Conduit in Lothbery.

By the West end of this parrish church haue ye a fayre water Conduit, builded at the charges of the cittie in the yeare 1546. Sir Martin Bowes being Mayor: two fifteenes were leuied of the Cittizens toward the charges thereof: this water is conueyed in great aboundance from diuers springes lying betwixt Hoxton and Iseldon.

The Founders hall.;Bay Hall.; Coleman street.; Armorers Hal.; Kings alley. Loue lane. Parish Church of S. Stenen sometime a Sinagogue of the Iewes.

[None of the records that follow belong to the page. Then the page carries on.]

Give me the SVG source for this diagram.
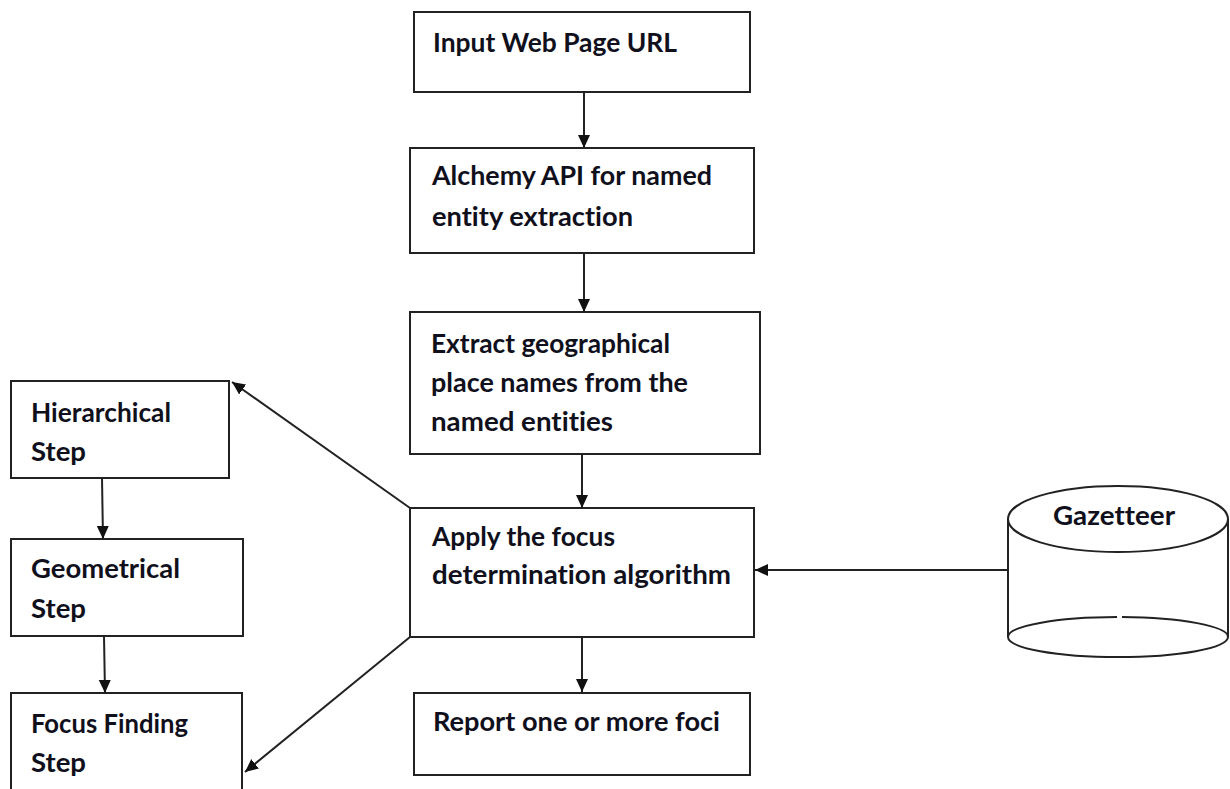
<svg xmlns="http://www.w3.org/2000/svg" width="1230" height="789" viewBox="0 0 1230 789">
<defs>
<marker id="ah" markerWidth="14" markerHeight="14" refX="13" refY="7" orient="auto" markerUnits="userSpaceOnUse">
<path d="M0,1 L13,7 L0,13 z" fill="#111"/>
</marker>
<style>
.box{fill:#fff;stroke:#222;stroke-width:2}
.t{font-family:Lato,"Liberation Sans",sans-serif;font-weight:bold;font-size:26px;fill:#10101c;font-variant-ligatures:none;font-feature-settings:"liga" 0}
.c{fill:none;stroke:#222;stroke-width:2;marker-end:url(#ah)}
</style>
</defs>
<rect width="1230" height="789" fill="#fff"/>
<g id="n1"><rect class="box" x="414" y="12" width="336" height="80"/><text class="t" x="433" y="52" textLength="244" lengthAdjust="spacingAndGlyphs">Input Web Page URL</text></g>
<g id="n2"><rect class="box" x="410" y="148" width="344" height="105"/><text class="t" x="432" y="185" textLength="280" lengthAdjust="spacingAndGlyphs">Alchemy API for named</text><text class="t" x="432" y="226" textLength="201" lengthAdjust="spacingAndGlyphs">entity extraction</text></g>
<g id="n3"><rect class="box" x="410" y="312" width="350" height="142"/><text class="t" x="431" y="353" textLength="239" lengthAdjust="spacingAndGlyphs">Extract geographical</text><text class="t" x="431" y="392" textLength="257" lengthAdjust="spacingAndGlyphs">place names from the</text><text class="t" x="431" y="431" textLength="182" lengthAdjust="spacingAndGlyphs">named entities</text></g>
<g id="n4"><rect class="box" x="410" y="508" width="344" height="129"/><text class="t" x="432" y="546" textLength="183" lengthAdjust="spacingAndGlyphs">Apply the focus</text><text class="t" x="432" y="584" textLength="299" lengthAdjust="spacingAndGlyphs">determination algorithm</text></g>
<g id="n5"><rect class="box" x="414" y="693" width="336" height="82"/><text class="t" x="433" y="731" textLength="287" lengthAdjust="spacingAndGlyphs">Report one or more foci</text></g>
<g id="gaz">
<path d="M1008,519 L1008,637 M1228,519 L1228,637" fill="none" stroke="#222" stroke-width="2"/>
<ellipse cx="1118" cy="519" rx="110" ry="33" fill="#fff" stroke="#222" stroke-width="2"/>
<path d="M1117,617 A110,20 0 0 0 1008,637 A110,20 0 0 0 1228,637 A110,20 0 0 0 1122,617" fill="none" stroke="#222" stroke-width="2"/>
<text class="t" x="1053" y="525" textLength="122" lengthAdjust="spacingAndGlyphs">Gazetteer</text>
</g>
<g id="h1"><rect class="box" x="11" y="381" width="218" height="97"/><text class="t" x="31" y="422" textLength="140" lengthAdjust="spacingAndGlyphs">Hierarchical</text><text class="t" x="31" y="461" textLength="55" lengthAdjust="spacingAndGlyphs">Step</text></g>
<g id="h2"><rect class="box" x="11" y="539" width="232" height="97"/><text class="t" x="31" y="578" textLength="149" lengthAdjust="spacingAndGlyphs">Geometrical</text><text class="t" x="31" y="618" textLength="55" lengthAdjust="spacingAndGlyphs">Step</text></g>
<g id="h3"><rect class="box" x="11" y="693" width="231" height="110"/><text class="t" x="31" y="733" textLength="157" lengthAdjust="spacingAndGlyphs">Focus Finding</text><text class="t" x="31" y="772" textLength="55" lengthAdjust="spacingAndGlyphs">Step</text></g>
<g id="connectors">
<line class="c" x1="584" y1="92" x2="584" y2="148"/>
<line class="c" x1="584" y1="253" x2="584" y2="312"/>
<line class="c" x1="582" y1="454" x2="582" y2="508"/>
<line class="c" x1="582" y1="637" x2="582" y2="692"/>
<line class="c" x1="1008" y1="570" x2="755" y2="570"/>
<line class="c" x1="410" y1="508" x2="232" y2="382"/>
<line class="c" x1="410" y1="637" x2="245" y2="772"/>
<line class="c" x1="102" y1="478" x2="103" y2="539"/>
<line class="c" x1="104" y1="636" x2="105" y2="693"/>
</g>
</svg>
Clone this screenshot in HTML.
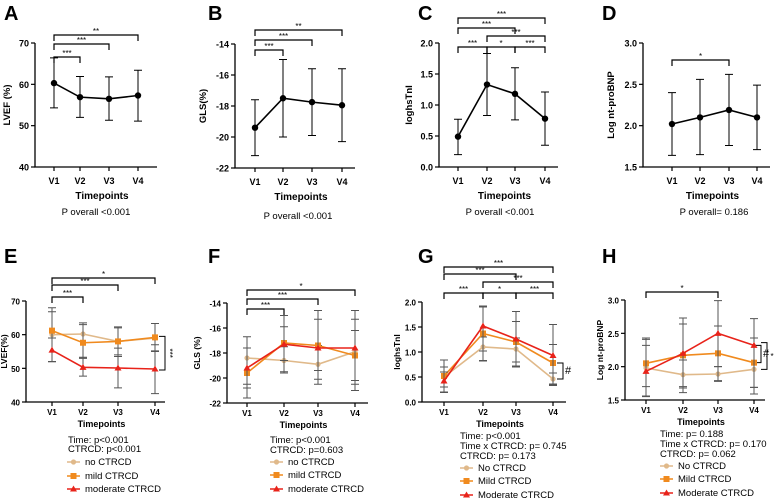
<!DOCTYPE html>
<html><head><meta charset="utf-8"><style>
body{margin:0;background:#fff;}
svg{display:block;font-family:"Liberation Sans",sans-serif;}
</style></head><body>
<svg id="fig" width="778" height="499" viewBox="0 0 778 499"></svg>
<script>
const timepoints=["V1","V2","V3","V4"];
// Top row single-series values
const aMean=[60.3,56.9,56.5,57.3], aLo=[54.3,52,51.3,51.1], aHi=[66.4,61.9,61.8,63.4];
const bMean=[-19.4,-17.5,-17.75,-17.95], bLo=[-21.2,-20,-19.9,-20.3], bHi=[-17.6,-15,-15.6,-15.6];
const cMean=[0.49,1.33,1.18,0.78], cLo=[0.2,0.83,0.76,0.35], cHi=[0.77,1.83,1.6,1.21];
const dMean=[2.02,2.1,2.19,2.1], dLo=[1.64,1.65,1.76,1.71], dHi=[2.4,2.56,2.62,2.49];
// Bottom row group values
const eNo=[60,60.2,58,59], eNoLo=[52,53.3,53.5,55.2], eNoHi=[66.8,63.5,62.3,63.3];
const eMild=[61.2,57.6,58,59.2], eMildLo=[52,53,54,55], eMildHi=[68,63,62,63.3];
const eMod=[55.4,50.3,50.1,49.8], eModLo=[52,47.7,44.2,42.5], eModHi=[59,53,56,57];
const fNo=[-18.4,-18.6,-18.9,-17.9], fNoLo=[-20.5,-19.6,-20.5,-20.5], fNoHi=[-17.6,-17.5,-17.4,-15.3];
const fMild=[-19.6,-17.2,-17.4,-18.2], fMildLo=[-21.6,-19.5,-20.1,-21], fMildHi=[-17.6,-15,-14.6,-14.6];
const fMod=[-19.2,-17.3,-17.6,-17.6], fModLo=[-20.8,-18.6,-19.4,-20.2], fModHi=[-16.7,-15.9,-15.3,-16.2];
const gNo=[0.5,1.1,1.06,0.46], gNoLo=[0.2,0.83,0.72,0.33], gNoHi=[0.7,1.3,1.28,0.58];
const gMild=[0.52,1.37,1.2,0.78], gMildLo=[0.19,0.82,0.8,0.36], gMildHi=[0.84,1.92,1.61,1.15];
const gMod=[0.42,1.52,1.26,0.93], gModLo=[0.3,1.02,0.7,0.35], gModHi=[0.6,1.9,1.81,1.55];
const hNo=[1.98,1.88,1.89,1.96], hNoLo=[1.7,1.68,1.79,1.69], hNoHi=[2.32,2.1,2.0,2.43];
const hMild=[2.05,2.17,2.2,2.06], hMildLo=[1.56,1.61,1.78,1.59], hMildHi=[2.43,2.73,2.61,2.72];
const hMod=[1.93,2.2,2.5,2.32], hModLo=[1.55,1.7,2.0,1.69], hModHi=[2.41,2.64,2.99,2.43];

const svg=document.getElementById('fig');
const NS='http://www.w3.org/2000/svg';
function el(tag,attrs,parent,text){const e=document.createElementNS(NS,tag);for(const k in attrs)e.setAttribute(k,attrs[k]);if(text!==undefined)e.textContent=text;(parent||svg).appendChild(e);return e;}

function panel(p){
  const g=el('g',{});
  
  
  const y=v=>p.yB+(v-p.ymin)/(p.ymax-p.ymin)*(p.yT-p.yB);
  const x=i=>p.xs[i];
  const L=el('text',{x:p.lx,y:p.ly,'font-size':20,'font-weight':'bold'},g,p.letter);
  
  const ax=el('path',{d:`M${p.ax},${p.yT}V${p.yB}H${p.axEnd}`,stroke:'#000','stroke-width':1.3,fill:'none'},g);
  
  p.ticks.forEach(t=>{
    el('line',{x1:p.ax-4,x2:p.ax,y1:y(t),y2:y(t),stroke:'#000','stroke-width':1.2},g);
    const tl=el('text',{x:p.ax-6,y:y(t)+3.5,'font-size':p.fs,'font-weight':'bold','text-anchor':'end'},g,p.tickFmt(t));
    
  });
  timepoints.forEach((tp,i)=>{
    el('line',{x1:x(i),x2:x(i),y1:p.yB,y2:p.yB+4,stroke:'#000','stroke-width':1.2},g);
    const tl=el('text',{x:x(i),y:p.yB+p.xo,'font-size':p.fs,'font-weight':'bold','text-anchor':'middle'},g,tp);
    
  });
  const xt=el('text',{x:(p.ax+p.axEnd)/2+6,y:p.yB+p.to,'font-size':p.fs+1,'font-weight':'bold','text-anchor':'middle'},g,'Timepoints');
  
  const cy=(p.yT+p.yB)/2;
  const yt=el('text',{x:p.ax-p.ytOff,y:cy,'font-size':p.fs+0.5,'font-weight':'bold','text-anchor':'middle',transform:`rotate(-90 ${p.ax-p.ytOff} ${cy})`},g,p.ytitle);
  
  p.brackets.forEach(b=>{
    const x1=x(b[0]),x2=x(b[1]);
    const br=el('path',{d:`M${x1},${b[2]+6}V${b[2]}H${x2}V${b[2]+6}`,stroke:'#000','stroke-width':1.2,fill:'none'},g);
    
    el('text',{x:(x1+x2)/2,y:b[2]-1,'font-size':8,'text-anchor':'middle'},g,b[3]);
  });
  (p.sideBrackets||[]).forEach(b=>{
    const y1=y(b[1]),y2=y(b[2]);
    const br=el('path',{d:`M${b[0]-6},${y1}H${b[0]}V${y2}H${b[0]-6}`,stroke:'#000','stroke-width':1,fill:'none'},g);
    
    const my=(y1+y2)/2;
    el('text',{x:b[0]+5,y:my+3,'font-size':b[3]=='#'?11:8,'text-anchor':'middle',transform:b[3]=='***'?`rotate(90 ${b[0]+5} ${my})`:''},g,b[3]);
  });
  p.series.forEach(s=>{
    const sg=el('g',{},g);
    
    s.mean.forEach((m,i)=>{
      const ec=s.ecol||'#555';
      el('path',{d:`M${x(i)},${y(s.lo[i])}V${y(s.hi[i])}M${x(i)-4},${y(s.lo[i])}h8M${x(i)-4},${y(s.hi[i])}h8`,stroke:ec,'stroke-width':1,fill:'none'},sg);
    });
    el('polyline',{points:s.mean.map((m,i)=>x(i)+','+y(m)).join(' '),stroke:s.col,'stroke-width':1.6,fill:'none'},sg);
    s.mean.forEach((m,i)=>marker(sg,s.mk,x(i),y(m),s.col));
  });
  (p.texts||[]).forEach(t=>{
    const tt=el('text',{x:t[0],y:t[1],'font-size':9.5,'text-anchor':t[3]||'start'},g,t[2]);
    
  });
  (p.legend||[]).forEach(l=>{
    const lg=el('g',{},g);
    
    el('line',{x1:l[0],x2:l[0]+13,y1:l[1]-3,y2:l[1]-3,stroke:l[3],'stroke-width':1.5},lg);
    marker(lg,l[4],l[0]+6.5,l[1]-3,l[3]);
    el('text',{x:l[0]+18,y:l[1],'font-size':9.5},lg,l[2]);
  });
}
function marker(g,mk,cx,cy,col){
  if(mk=='c')el('circle',{cx,cy,r:3.2,fill:col},g);
  else if(mk=='s')el('rect',{x:cx-3,y:cy-3,width:6,height:6,fill:col},g);
  else if(mk=='t')el('path',{d:`M${cx},${cy-3.5}L${cx+3.5},${cy+2.5}H${cx-3.5}Z`,fill:col},g);
  else if(mk=='d')el('circle',{cx,cy,r:2.6,fill:col},g);
}
const cNoC='#e0b98a',cMild='#f08a1e',cMod='#e8231a';
const blk=(m,lo,hi)=>[{name:'mean',mean:m,lo,hi,col:'#000',ecol:'#000',mk:'c'}];
const grp=(a,al,ah,b,bl,bh,c,cl,ch)=>[
 {name:'no-ctrcd',mean:a,lo:al,hi:ah,col:cNoC,mk:'d'},
 {name:'mild-ctrcd',mean:b,lo:bl,hi:bh,col:cMild,mk:'s'},
 {name:'moderate-ctrcd',mean:c,lo:cl,hi:ch,col:cMod,mk:'t'}];
const f0=t=>String(t), f1=t=>t.toFixed(1);

panel({letter:'A',lx:4,ly:20,ax:35,axEnd:157,yT:43,yB:167,ymin:40,ymax:70,ticks:[40,50,60,70],tickFmt:f0,fs:9,xo:17,to:32,ytitle:'LVEF (%)',ytOff:25,
 xs:[54,80,109,138],series:blk(aMean,aLo,aHi),brackets:[[0,1,57,'***'],[0,2,44,'***'],[0,3,35,'**']],
 texts:[[96,215,'P overall <0.001','middle']]});
panel({letter:'B',lx:208,ly:20,ax:235,axEnd:355,yT:44,yB:168,ymin:-22,ymax:-14,ticks:[-22,-20,-18,-16,-14],tickFmt:f0,fs:9,xo:17,to:32,ytitle:'GLS(%)',ytOff:29,
 xs:[255,283,312,342],series:blk(bMean,bLo,bHi),brackets:[[0,1,50,'***'],[0,2,40,'***'],[0,3,30,'**']],
 texts:[[298,219,'P overall <0.001','middle']]});
panel({letter:'C',lx:418,ly:20,ax:439,axEnd:558,yT:43,yB:167,ymin:0,ymax:2,ticks:[0,0.5,1,1.5,2],tickFmt:f1,fs:9,xo:17,to:32,ytitle:'loghsTnI',ytOff:27,
 xs:[458,487,515,545],series:blk(cMean,cLo,cHi),brackets:[[0,1,47,'***'],[1,2,47,'*'],[2,3,47,'***'],[1,3,36,'***'],[0,2,28,'***'],[0,3,18,'***']],
 texts:[[500,215,'P overall <0.001','middle']]});
panel({letter:'D',lx:602,ly:20,ax:643,axEnd:770,yT:43,yB:167,ymin:1.5,ymax:3,ticks:[1.5,2,2.5,3],tickFmt:f1,fs:9,xo:17,to:32,ytitle:'Log nt-proBNP',ytOff:29,
 xs:[672,700,729,757],series:blk(dMean,dLo,dHi),brackets:[[0,2,60,'*']],
 texts:[[714,215,'P overall= 0.186','middle']]});

panel({letter:'E',lx:4,ly:263,ax:26,axEnd:165,yT:301,yB:402,ymin:40,ymax:70,ticks:[40,50,60,70],tickFmt:f0,fs:8,xo:13,to:25,ytitle:'LVEF(%)',ytOff:19,
 xs:[52,83,118,155],series:grp(eNo,eNoLo,eNoHi,eMild,eMildLo,eMildHi,eMod,eModLo,eModHi),
 brackets:[[0,1,297,'***'],[0,2,285,'***'],[0,3,278,'*']],sideBrackets:[[165,59.5,49.5,'***']],
 texts:[[68,443,'Time: p<0.001'],[68,452,'CTRCD: p<0.001']],
 legend:[[67,465,'no CTRCD',cNoC,'d'],[67,479,'mild CTRCD',cMild,'s'],[67,492,'moderate CTRCD',cMod,'t']]});
panel({letter:'F',lx:208,ly:263,ax:227,axEnd:368,yT:303,yB:403,ymin:-22,ymax:-14,ticks:[-22,-20,-18,-16,-14],tickFmt:f0,fs:8,xo:13,to:25,ytitle:'GLS (%)',ytOff:27,
 xs:[247,284,318,355],series:grp(fNo,fNoLo,fNoHi,fMild,fMildLo,fMildHi,fMod,fModLo,fModHi),
 brackets:[[0,1,309,'***'],[0,2,299,'***'],[0,3,290,'*']],
 texts:[[270,443,'Time: p<0.001'],[270,453,'CTRCD: p=0.603']],
 legend:[[270,465,'no CTRCD',cNoC,'d'],[270,478,'mild CTRCD',cMild,'s'],[270,492,'moderate CTRCD',cMod,'t']]});
panel({letter:'G',lx:418,ly:263,ax:422,axEnd:566,yT:302,yB:402,ymin:0,ymax:2,ticks:[0,0.5,1,1.5,2],tickFmt:f1,fs:8,xo:13,to:25,ytitle:'loghsTnI',ytOff:22,
 xs:[444,483,516,553],series:grp(gNo,gNoLo,gNoHi,gMild,gMildLo,gMildHi,gMod,gModLo,gModHi),
 brackets:[[0,1,293,'***'],[1,2,293,'*'],[2,3,293,'***'],[1,3,282,'***'],[0,2,274,'***'],[0,3,267,'***']],sideBrackets:[[563,0.78,0.46,'#']],
 texts:[[460,439,'Time: p<0.001'],[460,449,'Time x CTRCD: p= 0.745'],[460,459,'CTRCD: p= 0.173']],
 legend:[[460,471,'No CTRCD',cNoC,'d'],[460,484,'Mild CTRCD',cMild,'s'],[460,498,'Moderate CTRCD',cMod,'t']]});
panel({letter:'H',lx:602,ly:263,ax:625,axEnd:765,yT:300,yB:400,ymin:1.5,ymax:3,ticks:[1.5,2,2.5,3],tickFmt:f1,fs:8,xo:13,to:25,ytitle:'Log nt-proBNP',ytOff:22,
 xs:[646,683,718,754],series:grp(hNo,hNoLo,hNoHi,hMild,hMildLo,hMildHi,hMod,hModLo,hModHi),
 brackets:[[0,2,292,'*']],sideBrackets:[[761,2.32,2.06,'#'],[767,2.36,1.96,'*']],
 texts:[[660,437,'Time: p= 0.188'],[660,447,'Time x CTRCD: p= 0.170'],[660,457,'CTRCD: p= 0.062']],
 legend:[[660,469,'No CTRCD',cNoC,'d'],[660,482,'Mild CTRCD',cMild,'s'],[660,496,'Moderate CTRCD',cMod,'t']]});
</script>
</body></html>
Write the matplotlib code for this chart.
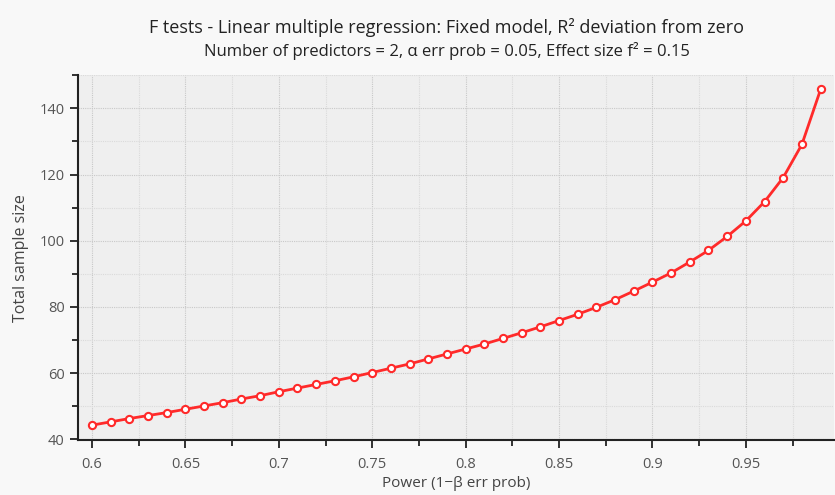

Next is the Founders Hall, a proper House, and so to the Southwest Corner of Bassinges Hall streete, haue yee fayre and large houses for Marchauntes: namely the Corner house, at the ende of Bassings hall streete, an olde peece of worke builded of stone, sometime belonging to a certaine Iew named Mansere, the sonne of Aron, the sonne of Coke the Iew, the 7. of Edward the first: since to Rahere de Sopars lane, then to Simon Francis. Thomas Bradbery mercer kept his Maioraltie there, deceased 1509. Part of this house hath beene lately imployed as a Market house for the sale of woollen bayes, Watmols (fn. 3), Flanels, and such like: Alderman Bennet now possesseth it. On this North side against the old Iurie, is Coleman streete, so called of Coleman the first builder and owner thereof, as also of Colechurch, or Coleman church agaynst the great Conduit in Cheape. This is a faire and large street, on both sides builded with diuerse faire houses, besides Allies, with small tenements in great number. On the East side of this streete, almost at the North end thereof, is the Armourers Hall, which companie of Armourers were made a fraternitie or Guild of Saint George, with a Chantrie in the Chapple of saint Thomas in Paules Church, in the first of Henrie the sixt. Also on the same side, is kings Alley, and Loue lane, both containing many tenements. And on the west side towards the south end, is the parish church of Saint Stephen, wherein the Monuments are defaced: notwithstanding, I find that William Crayhag founded a Chantrie there, in the raigne of Edward the second, and was buried there. Also Iohn Essex the 35. of Edward the third, Adam Goodman the 37. of Edward the third, William King Draper, sometime owner of Kings Alley, the 18. of Richard the second, Iohn Sokeling the 10. of Henrie the sixt, Iohn Arnold Leatherseller, the 17. of Henrie the eight, his tombe remaineth on the north side the Quire. Richard Hamney 1418. Kirnigham 1468. Sir Iohn Garme, Richard Colsel, Edmond Harbeke Currier, all these were benefactors, and buried there. This Church was sometime a Synagogue of the Iewes, then a Parish church, then a chappell to saint Olaues in the Iurie, vntill the seuenth of Edward the fourth, and was then incorporated a parish church.

Cocke of water by S. Stephens church.;Conduit at London wall.

By the East ende of this Church is placed a cocke of sweete water, taken of the maine pipe that goeth into Lothberie. Also in London wall directly against the north end of Colman street, is a Conduit of water, made at the charges of Thomas Exmew goldsmith, Maior 1517. And let here be the ende of this warde, which hath an Alderman, his Deputie, common Counsellers foure, Constables foure, Scauengers foure, of the Wardmote inquest 13. and a Beedle. It is taxed to the fifteene xv. l. xvi. s. ix. d.